The next leg of my trip took me through to the city of Kochi, the peaks of the Western Ghats and a walk through India’s First ever Modern Art Festival
Typically my journey started bouncing on a steel frame on a 1950’s Leyland Bus taking me to the sleepy small town of Munar. We swerved through the high hills and my bus seat was the window to the world. Hills rolled on forever with tiny green trees painted on as the view lulled me to sleep.
We were greeted to the town by a frenzy of Soviet flags, with more old Indian ladies staring at us from their house windows draped in red and yellow. Our bus was not a time machine, and we were not in the USSR. The city of Munnar ground to a complete halt as a general strike griped the South West of India. Where best, I thought, to spend a strike: isolated in the mountains with all the time in the world to explore. With all the local amenities shut I was forced to stock up on bread and water to last a few days and it was finally time to stalk the tea plantations – void of any tea pickers.
Carved through the green canvas were little footpaths which separated the cauliflower looking trees into different fields. The peace surrounded me and I felt like I was in another planet with only one thing to do, climb the highest peak in my sights. I walked for ages to the sound of a natural spring echoing through the hills in what was the best shower I had to date. Hitting the peak I was welcomed by a cross which stood tall overlooking the hill top station village. A breathless view peeled open in front of me with the perfect spot to unwind.

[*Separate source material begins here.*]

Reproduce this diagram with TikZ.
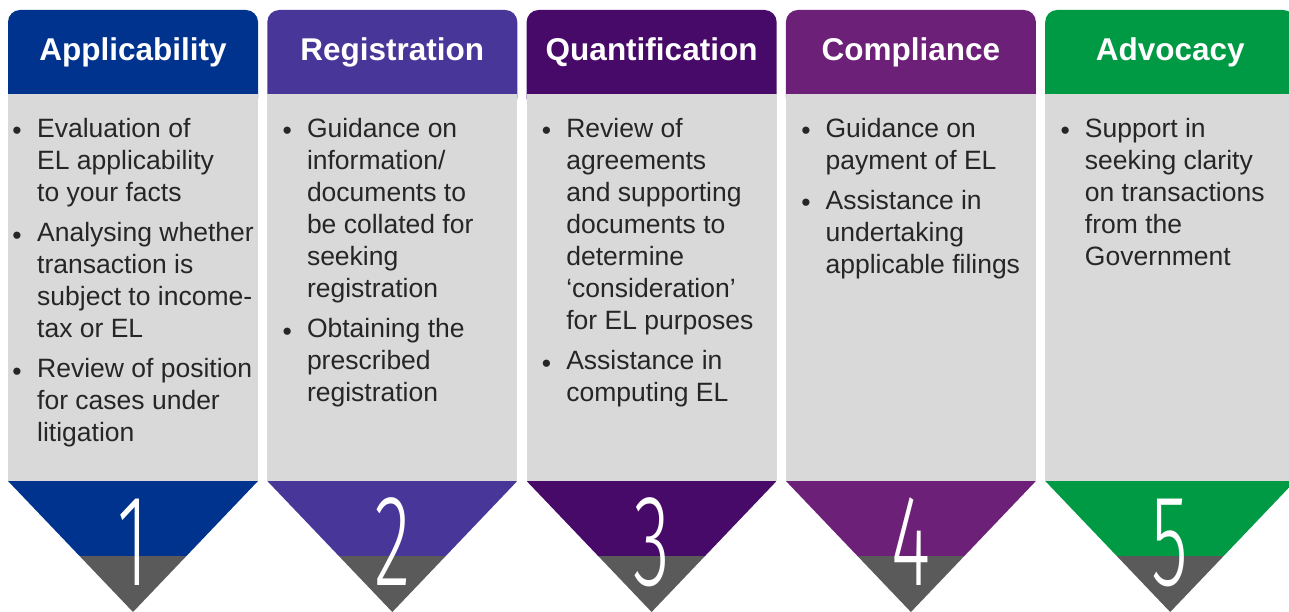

Descending from my dream and enduring the return bus ride I found myself in the thick of a busy city once more. The strike had now ended and Kochi burst to life as market stalls lined the busy streets. Opting to stay well away from the chaos of a big city I stumbled into the most bizarre café in India where each male waiter wore a thick black moustache and a traditional outfit, made complete by a one-foot tall hat. With a strange choice of clothing, their dark eyes darted around the room ready to serve the next dosa to the esteemed clients. All the locals flocked to the Indian Coffee House and when travelling that is generally a good sign of the place. No tourists in site, just a bunch of friendly villagers.
Keen to stay away from the city I soon jumped on an old ferry which took me across the bay to a small fortified island which hosted a brilliant market and I was fortunate to be in time for India’s first ever art festival: the Indian Biennale, a festival usually reserved for the streets and canals of Venice. 80 artists contributed to the festival and the streets came to life over the weekend. Wondering around with no aim I noticed I had walked into an alley way housing five leather claden men resting on their motorbikes puffing away on their Beedis (Indian cigarettes). My luck in India had at last run out and I was soon surrounded with no escape. The alley way seemed to narrow and the words “residual traces” left in brick by an artist seemed ironic now.
I thought I could run away when a yellow motorbike scrambled in front of me blocking my exit. “Don’t go” he said, “Come sit with us”….
Uneasily I sat on the floor amongst the group of bikers as another arrived holding a box. Like a scene from a gangster movie he dismounted from his bike and headed straight towards me and handed the box to his fellow gang members. Distracting me with conversation the others opened the box and soon I had no escape. I was invited to their corner where their innocence at last shone through. The self called “Motorcycle Men” were sat there playing a board game, and I was to be their next victim. The challenge lasted three hours and I gained respect of the brotherhood, as I emerged victorious, counting in the local tongue to show off and gain points. In a puff of exhaust they soon sped off, leaving me to roam the streets freely once more where I came across some street art reading “For the tiger, humans are alike, the tiger just wants to be a tiger”
On that note my adventure came to a close. I had experienced a very local side to India in Pune, the humbling temples in Hampi, the pits of commercialization in Goa and a fantastic art festival in Kochi. As I pack my bags for my next stop in south Turkey the surreal lull India offers lives on and I can only dream of heading there again, even if to discover the more hectic north of the giant country.